Usman while commending the VGN operatives spent the night in the forests until daybreak when they successfully overpowered the criminals during the exchange of gunfire, killing three of the bandits.
EDO
At Ohogua in Ovia North East Local Government Area of Edo State, Pastor Solomon Folorunsho is the coordinator of the only IDP camp in the state, and indeed the neighbouring states of Edo – Delta and Ondo states.
The camp is known as the Home For the Needy, and it started catering for IDPs in 2012.
“This is about the only IDP camp that I know. I don’t think that there is any other IDP camp in Edo State even in the neighbouring states, there is no IDP camp.
“This is the only one that I know that is functioning and which everyone can see.
“The IDPs came here in 2012 and from 2012, we have had over 8,000 inmates and more than 7,000 have relocated and reunited with their families and some have left to other parts of Nigeria, like Taraba, Abuja and Maiduguri and a few to Gwoza in Borno State, where there is relative peace while we still have over 3,000 around,” Folorunsho said.
He blamed acts of terrorism for the plight of the inmates, noting that the IDPs are nostalgic and are willing to go back to their ancestral homes, but saying that the government must assure them of their safety first.
“Terrorism, insurgency was what forced them out of their homes and places. Their houses were burnt, the parents of most of them were killed, their mothers taken away, their sisters abducted and forced into marriage, and the males slaughtered or captured and forced to join the terrorists. The ones that fled, some of them are the ones that are here while some of them don’t even have family to run to at all.

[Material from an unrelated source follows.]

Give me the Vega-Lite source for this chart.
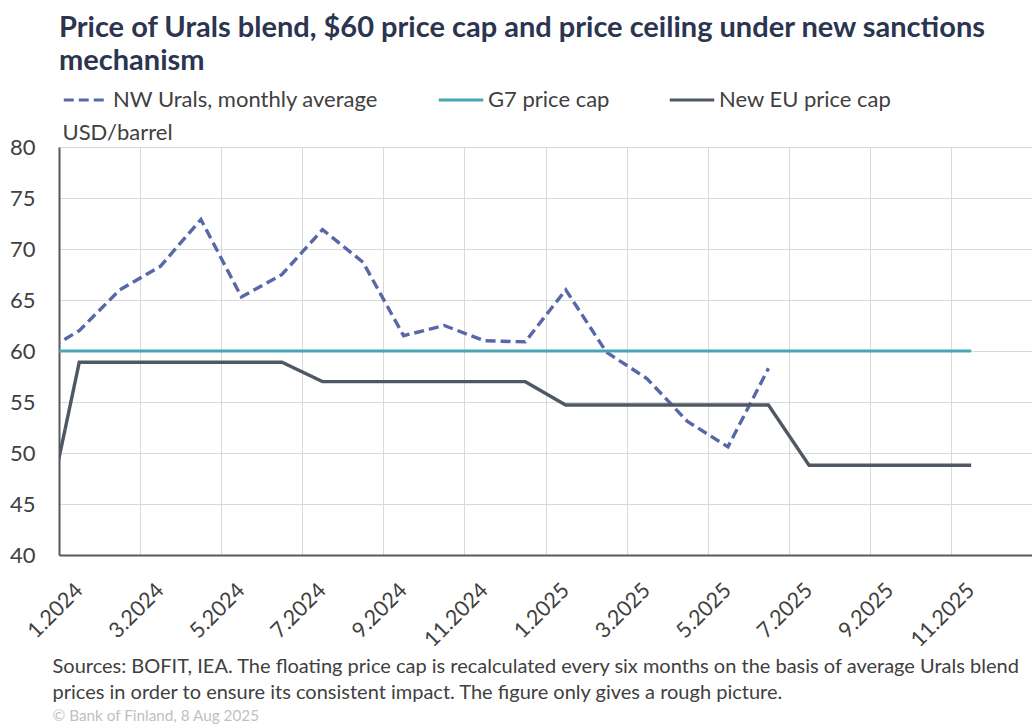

“The IDPs want the government to first of all clear out the terrorists from their places, from their local government and their state.
“When the terrorists are cleared, the next thing is for the government to get their facilities running again because they will need water, and all that and everything prepared for them to go back. Like the ones that are here, they want to go to school. You can see now, that everywhere is quiet because they are all in their classes and few of them who still have families would love to go back to their homes. Some of them are still afraid, they don’t know what will happen when they get back to their places.
“So, if the government can assure them of their safety, they love their homes, they talk about it all the time, but they want the government to assure them of their safety because even recently some of them that left here to Borno State, some of them were killed by Boko Haram.
“They sent us their pictures, between Gwoza and the neighbouring community and these things are not even in the news. So, these things tend to put fear in their minds that their places are not safe.
“So, if the new government can take out these terrorists, assure them of their safety, they will go back. As it is always said, home is home and there is no place like home, they will be willing to go home,” the IDP coordinator said.
He appealed to the government and well-meaning Nigerians to come to the help of those who are still in school so that they can complete their education.
“The IDP here, you see like I said, we give them quality education and that is why you see the results that are coming out.
“I want the government to intervene by providing school materials for those in nursery, primary and secondary schools; they need books. They need towels. Almost everyone in this camp doesn’t have towels and when they bath, they just put on their clothes because there are no towels to clean up their bodies.
“They also need mattresses. The ones that they have are worn out. They also need food items. Sometimes, they eat once a day and at times, they don’t even eat at all,” Folurunsho said with his emotion betraying his pain over the depth of lack in the camp.